Speaker:Lucas Bouck (GMU)
Title: Root Finding with Chebyshev Polynomials in Two Dimensions

Abstract: Root finding is a ubiquitous problem in the field of numerical analysis. The problem becomes especially difficult when dealing with systems of nonlinear equations. The problem we specifically address is a global root finding problem in two dimensions. We utilize Chebysehev polynomials to approximate the component functions and then find the common roots of the polynomials. The first part of the algorithm is a replication of the root finding algorithm in ChebFun2, which was developed by Alex Townsend (2014). This method is only for rectangular domains, and we have also developed ideas for extending the algorithm to more general domains.

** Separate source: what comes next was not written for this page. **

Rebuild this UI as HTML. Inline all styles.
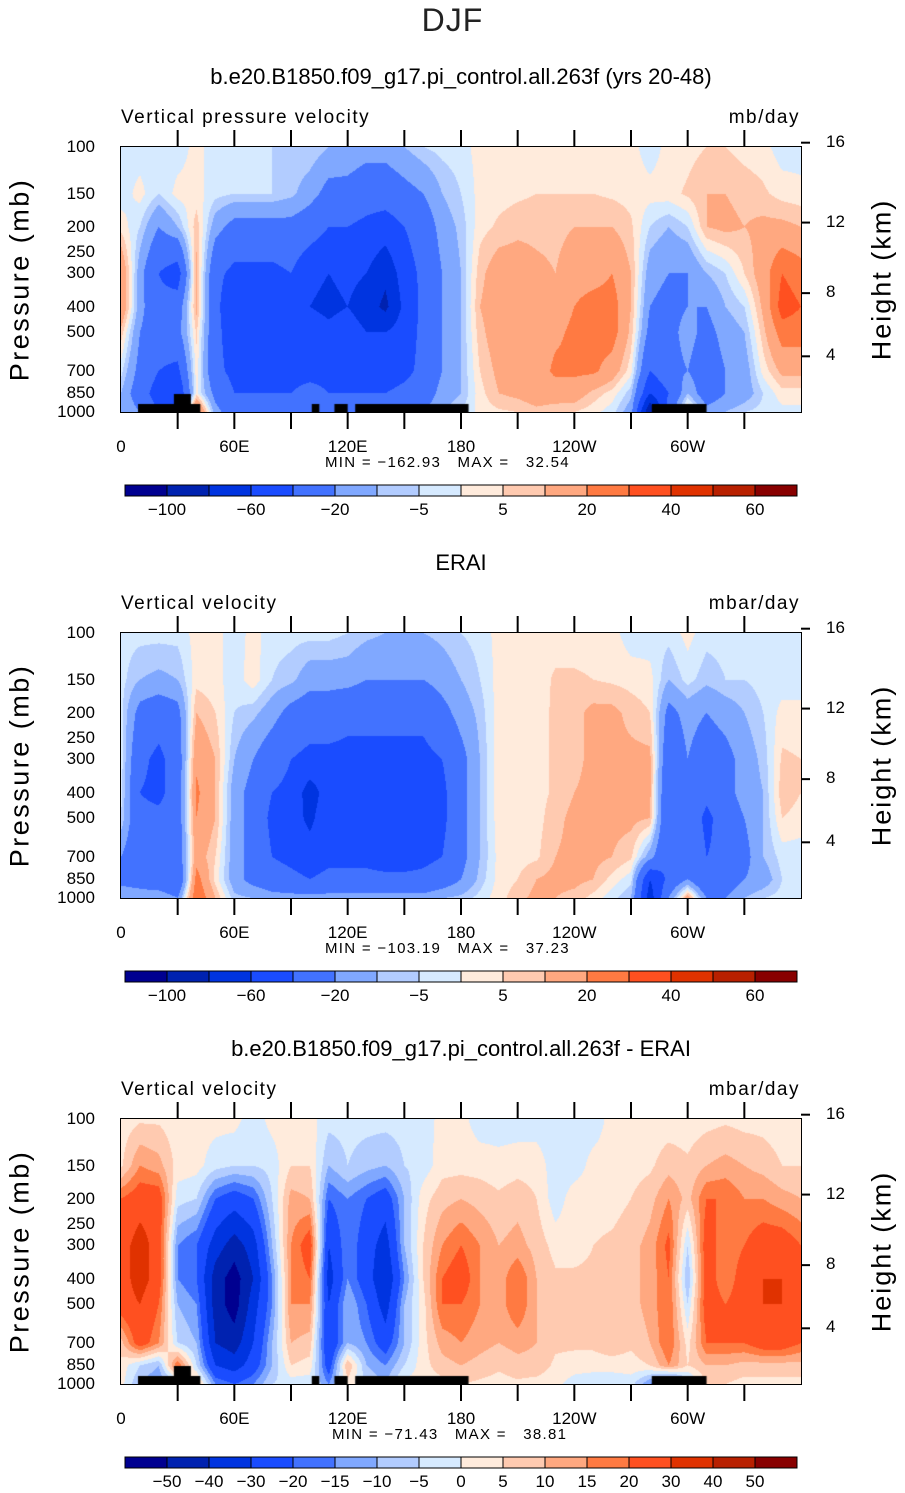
<!DOCTYPE html>
<html><head><meta charset="utf-8">
<style>
html,body{margin:0;padding:0;background:#fff;}
body{width:905px;height:1493px;position:relative;overflow:hidden;font-family:"Liberation Sans",sans-serif;color:#000;}
.t{position:absolute;white-space:pre;}
canvas{position:absolute;}
svg{position:absolute;left:0;top:0;}
</style></head>
<body>
<div class="t" style="left:0;width:905px;text-align:center;top:2px;font-size:32px;letter-spacing:1px;color:#222;">DJF</div>
<svg id="ov" width="905" height="1493"></svg>
<div id="root"></div>
<script>
// ---------- data ----------
const lons = [0,10,20,30,40,50,60,70,80,90,100,110,120,130,140,150,160,170,180,190,200,210,220,230,240,250,260,270,280,290,300,310,320,330,340,350,360];
const plevs = [100,150,200,300,400,500,700,850,1000];
const levels12 = [-100,-80,-60,-40,-20,-10,-5,0,5,10,20,30,40,50,60];
const levels3 = [-50,-40,-30,-20,-15,-10,-5,0,5,10,15,20,30,40,50];
const cbLabels12 = ["−100","","−60","","−20","","−5","","5","","20","","40","","60"];
const cbLabels3 = ["−50","−40","−30","−20","−15","−10","−5","0","5","10","15","20","30","40","50"];
const xTickLabels = ["0","60E","120E","180","120W","60W"];
const xTickLons = [0,60,120,180,240,300];
const yTickLabels = [100,150,200,250,300,400,500,700,850,1000];
const hTicks = [16,12,8,4];
const colors = ["#000090","#0022b0","#0034e0","#1a4cff","#4272ff","#80a8ff","#b2ccff","#d6eaff","#ffebdc","#ffcab0","#ffa880","#ff7a42","#ff5020","#e03200","#b82000","#880000"];
const land = [[9,42],[101,105],[113,120],[124,184],[281,310]];
const landBump = [28,37];
// columns: each entry = values at plevs (100..1000)
const field1 = [
[-3,-3,3,20,20,8,-3,-10,-10],[-3,2,-5,-15,-15,-20,-25,-30,-20],[-3,-5,-20,-40,-35,-30,-40,-50,-40],
[-3,2,-10,-50,-30,-25,-45,-60,-30],[2,2,8,12,12,6,3,2,30],[-3,-3,-15,-35,-35,-35,-35,-25,-15],
[-3,-5,-25,-45,-55,-50,-45,-40,-30],[-3,-5,-25,-45,-45,-45,-45,-40,-30],[-5,-5,-25,-45,-45,-45,-45,-40,-30],
[-5,-8,-25,-40,-40,-40,-45,-40,-30],[-5,-15,-30,-55,-60,-50,-45,-35,-20],[-10,-25,-40,-60,-65,-55,-45,-40,-30],
[-12,-25,-40,-55,-60,-50,-45,-40,-30],[-15,-30,-45,-60,-70,-60,-50,-40,-30],[-15,-30,-50,-75,-85,-60,-50,-40,-30],
[-10,-25,-40,-50,-55,-50,-45,-35,-25],[-5,-20,-30,-35,-35,-35,-35,-30,-20],[-3,-10,-15,-20,-20,-20,-20,-15,-10],
[-2,-5,-8,-10,-10,-10,-10,-10,-5],[2,2,3,8,10,8,5,3,2],[2,3,6,15,15,15,12,10,4],
[2,4,8,15,15,15,15,12,5],[2,5,8,12,15,15,15,15,8],[2,5,8,10,15,18,22,15,6],
[2,5,10,15,20,22,22,15,5],[2,5,10,15,25,25,22,8,2],[2,4,10,20,25,25,15,3,-3],
[2,3,6,10,10,8,2,-8,-15],[-3,2,-5,-15,-20,-25,-40,-60,-100],[2,3,-10,-20,-25,-25,-25,-40,-30],
[3,6,-5,-20,-20,-15,-20,-10,10],[5,10,10,-10,-20,-25,-30,-30,-15],[5,10,12,-5,-10,-15,-20,-20,-10],
[3,8,10,5,-5,-10,-15,-15,-5],[2,6,12,15,12,8,2,-5,-3],[-3,3,12,30,35,25,12,3,-2],[-3,2,10,25,30,25,12,3,-2]];
const field2 = [
[-3,-3,-3,-2,-3,-5,-20,-25,-10],[-3,-10,-25,-35,-40,-35,-35,-30,-10],[-3,-12,-30,-45,-45,-35,-35,-35,-10],
[-3,-10,-25,-30,-30,-30,-30,-40,-20],[2,3,10,18,22,20,15,25,30],[2,2,5,10,10,10,5,3,10],
[-3,-3,-5,-10,-15,-15,-15,-15,-8],[2,3,-8,-20,-25,-25,-25,-25,-10],[-3,-5,-15,-30,-40,-45,-40,-30,-15],
[-3,-8,-25,-40,-45,-50,-45,-35,-15],[-3,-15,-30,-45,-70,-65,-50,-40,-15],[-3,-15,-30,-45,-50,-45,-45,-35,-15],
[-5,-15,-35,-45,-50,-50,-45,-35,-15],[-8,-20,-35,-45,-45,-45,-45,-35,-15],[-10,-20,-35,-45,-50,-50,-50,-35,-15],
[-10,-20,-35,-45,-50,-50,-50,-35,-15],[-10,-20,-35,-45,-50,-50,-45,-35,-15],[-8,-15,-25,-40,-45,-45,-40,-30,-10],
[-5,-10,-15,-25,-25,-25,-25,-20,-8],[-3,-5,-8,-10,-10,-10,-10,-8,-3],[2,2,3,3,3,3,2,2,3],
[2,2,3,3,3,3,3,5,8],[2,2,3,3,3,3,4,10,12],[2,6,6,6,6,8,10,12,10],
[2,6,8,8,10,12,12,12,8],[2,5,12,12,12,12,12,10,3],[2,4,12,12,12,12,10,3,-3],
[-3,3,8,12,12,12,6,-3,-10],[-3,2,5,12,12,10,-15,-60,-70],[-3,-10,-25,-35,-40,-40,-40,-35,-20],
[2,-3,-15,-20,-20,-25,-20,-20,15],[-3,-8,-20,-30,-35,-45,-40,-40,-20],[-3,-5,-15,-25,-25,-30,-35,-30,-20],
[-3,-5,-10,-15,-15,-20,-25,-20,-10],[-3,-3,-5,-8,-10,-10,-10,-15,-5],[-3,-3,2,6,8,5,-3,-5,-3],[-3,-3,2,5,5,3,-3,-3,-3]];
const field3 = [
[2,4,20,25,25,25,8,3,2],[4,15,25,35,35,30,25,-5,-10],[4,12,25,25,25,20,15,-10,-15],
[2,3,-3,-15,-15,-10,-5,20,-10],[2,2,-5,-20,-20,-15,-10,-5,10],[2,-3,-20,-35,-45,-45,-40,-30,-15],
[2,-5,-25,-45,-55,-55,-45,-35,-20],[-3,-5,-20,-35,-40,-35,-30,-25,-15],[2,-3,-5,-10,-15,-15,-10,-10,-5],
[2,5,12,15,15,15,10,5,-3],[2,5,10,25,20,15,8,3,-3],[-3,-10,-20,-30,-35,-30,-30,-25,-15],
[-3,-5,-15,-15,-15,-10,-10,10,3],[-3,-8,-20,-25,-25,-20,-15,-10,-5],[-3,-10,-25,-35,-40,-35,-25,-15,-10],
[-3,-5,-10,-10,-15,-10,-10,-5,2],[-3,-3,3,5,5,3,3,3,2],[2,3,8,15,20,20,12,8,3],
[2,3,10,20,25,20,15,10,5],[-3,3,8,15,15,15,12,8,4],[-3,2,6,10,12,12,10,6,3],
[-3,3,8,12,20,20,12,8,4],[-3,3,5,8,10,10,10,8,3],[-3,-3,-3,3,6,6,6,4,2],
[-3,-3,3,3,6,6,6,3,-3],[-3,2,3,5,6,6,6,3,-5],[2,2,3,6,8,8,8,3,-5],
[2,3,5,8,8,8,6,3,-3],[2,4,8,12,12,12,10,5,-15],[2,8,15,22,20,20,20,15,-30],
[2,6,8,-5,-10,-5,3,5,-10],[3,10,20,25,25,25,20,10,5],[4,12,20,15,15,20,20,10,5],
[3,10,15,20,25,25,20,8,3],[3,8,15,25,30,30,25,8,3],[2,5,12,25,30,30,25,8,3],[2,5,10,20,25,25,20,8,3]];

// ---------- layout ----------
const X0=121, X1=801, PH=265;
const panels = [
 {top:147, field:field1, levels:levels12, cb:cbLabels12, title:"b.e20.B1850.f09_g17.pi_control.all.263f (yrs 20-48)", left:"Vertical pressure velocity", right:"mb/day", mm:"MIN = \u2212162.93   MAX =   32.54", mmx:325, land:true, name:"model"},
 {top:633, field:field2, levels:levels12, cb:cbLabels12, title:"ERAI", left:"Vertical velocity", right:"mbar/day", mm:"MIN = \u2212103.19   MAX =   37.23", mmx:325, land:false, name:"erai"},
 {top:1119, field:field3, levels:levels3, cb:cbLabels3, title:"b.e20.B1850.f09_g17.pi_control.all.263f - ERAI", left:"Vertical velocity", right:"mbar/day", mm:"MIN = \u221271.43   MAX =   38.81", mmx:332, land:true, name:"difference"}
];
const xOf = lon => X0 + (X1-X0)*lon/360;
const yOf = (p,top) => top + PH*(1-Math.log10(1000/p));
const root = document.getElementById('root');
const ov = document.getElementById('ov');
const NS = "http://www.w3.org/2000/svg";
function txt(parent, s, x, y, css, name){
  const d=document.createElement('div');
  d.className='t'; d.textContent=s;
  
  
  d.style.cssText='left:'+x+'px;top:'+y+'px;'+css;
  parent.appendChild(d); return d;
}
function line(x1,y1,x2,y2,w,name){
  const l=document.createElementNS(NS,'line');
  l.setAttribute('x1',x1);l.setAttribute('y1',y1);l.setAttribute('x2',x2);l.setAttribute('y2',y2);
  l.setAttribute('stroke','#000');l.setAttribute('stroke-width',w);
  
  
  ov.appendChild(l);
}
function valAt(field, lon, lp){
  let fi = lon/10; let i=Math.min(Math.floor(fi), lons.length-2); let tx=fi-i;
  let j=0; const lpl = plevs.map(p=>Math.log(p));
  while(j<plevs.length-2 && lp>lpl[j+1]) j++;
  let ty=(lp-lpl[j])/(lpl[j+1]-lpl[j]); ty=Math.max(0,Math.min(1,ty));
  const a=field[i][j], b=field[i+1][j], c=field[i][j+1], d=field[i+1][j+1];
  return (a*(1-tx)+b*tx)*(1-ty)+(c*(1-tx)+d*tx)*ty;
}
function colIdx(v, levels){ let k=0; while(k<levels.length && v>=levels[k]) k++; return k; }
const hToP = h => 1013.25*Math.pow(1-2.25577e-5*h*1000,5.25588);

panels.forEach((P,pi)=>{
  const top=P.top;
  txt(root,P.title,0,top-83,"width:922px;text-align:center;font-size:22px;",P.name+"-title");
  txt(root,P.left,X0,top-40,"font-size:19px;letter-spacing:1.5px;",P.name+"-variable-label");
  const u=txt(root,P.right,0,top-40,"font-size:19px;letter-spacing:1.5px;",P.name+"-units-label");
  u.style.left=''; u.style.right=(905-X1+1)+'px';
  const cv=document.createElement('canvas');
  cv.width=X1-X0; cv.height=PH;
  cv.style.left=X0+'px'; cv.style.top=top+'px';
  
  
  root.appendChild(cv);
  const ctx=cv.getContext('2d');
  for(let py=0;py<PH;py++){
    const p=1000/Math.pow(10,1-(py+0.5)/PH);
    const lp=Math.log(p);
    let prev=-1,start=0;
    for(let px=0;px<=cv.width;px++){
      let k=-2;
      if(px<cv.width){const lon=(px+0.5)/cv.width*360; k=colIdx(valAt(P.field,lon,lp),P.levels);}
      if(k!==prev){
        if(prev>=0){ctx.fillStyle=colors[prev];ctx.fillRect(start,py,px-start,1);}
        prev=k;start=px;
      }
    }
  }
  if(P.land){
    ctx.fillStyle='#000';
    land.forEach(r=>{const a=(r[0]/360)*cv.width,b=(r[1]/360)*cv.width;ctx.fillRect(a,PH-8,b-a,8);});
    const a=(landBump[0]/360)*cv.width,b=(landBump[1]/360)*cv.width;ctx.fillRect(a,PH-18,b-a,18);
  }
  const r=document.createElementNS(NS,'rect');
  r.setAttribute('x',X0);r.setAttribute('y',top);r.setAttribute('width',X1-X0);r.setAttribute('height',PH);
  r.setAttribute('fill','none');r.setAttribute('stroke','#000');r.setAttribute('stroke-width',2);
  
  
  ov.appendChild(r);
  for(let L=30;L<360;L+=30){
    line(xOf(L),top,xOf(L),top-17,2,P.name+'-top-tick');
    line(xOf(L),top+PH,xOf(L),top+PH+17,2,P.name+'-bottom-tick');
  }
  xTickLabels.forEach((s,i)=>{
    txt(root,s,xOf(xTickLons[i])-40,top+PH+25,"width:80px;text-align:center;font-size:17px;",P.name+'-x-tick-label');
  });
  txt(root,P.mm,P.mmx,top+PH+42,"font-size:15px;letter-spacing:1.3px;",P.name+'-min-max-label');
  yTickLabels.forEach(p=>{
    const y=yOf(p,top);
    line(X0,y,X0+7,y,2,P.name+'-y-tick');
    txt(root,String(p),0,y-10,"width:95px;text-align:right;font-size:17px;",P.name+'-y-tick-label');
  });
  txt(root,"Pressure (mb)",-90,top+PH/2-16,"width:220px;text-align:center;font-size:27px;letter-spacing:2.5px;transform:rotate(-90deg);",P.name+'-y-axis-title');
  hTicks.forEach(h=>{
    const y=yOf(hToP(h),top);
    line(X1,y,X1+9,y,2,P.name+'-height-tick');
    txt(root,String(h),826,y-11,"font-size:17px;",P.name+'-height-tick-label');
  });
  txt(root,"Height (km)",772,top+PH/2-16,"width:220px;text-align:center;font-size:27px;letter-spacing:2px;transform:rotate(-90deg);",P.name+'-height-axis-title');
  const cy=top+338, cx=125, cw=42;
  colors.forEach((c,i)=>{
    const b=document.createElementNS(NS,'rect');
    b.setAttribute('x',cx+i*cw);b.setAttribute('y',cy);b.setAttribute('width',cw);b.setAttribute('height',11);
    b.setAttribute('fill',c);b.setAttribute('stroke','#000');b.setAttribute('stroke-width',1);
    
    
    ov.appendChild(b);
  });
  P.cb.forEach((s,i)=>{
    if(!s) return;
    txt(root,s,cx+(i+1)*cw-30,cy+15,"width:60px;text-align:center;font-size:17px;",P.name+'-colorbar-label');
  });
});
</script>
</body></html>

Speaker:Marilyn Vazquez (GMU)
Title: A Manifold Learning Approach to Image Segmentation

Abstract: A novel approach to image segmentation is proposed that separates textures with minimal prior knowledge. The image is studied as a point cloud of sub-images (patches) that is clustered using the manifold learning framework. To achieve this, we apply the Continuous k-Nearest Neighbors (CkNN) algorithm, an efficient and accurate clustering algorithm, to a subcollection of patches selected by sample density. CkNN outputs clusters, each containing patches of a distinct texture. The remaining patches are classified according to the cluster labels of their nearest neighbors. Finally, each pixel is classified on the basis of patches containing it. We present results on synthetic examples and images from a scanning electron microscope.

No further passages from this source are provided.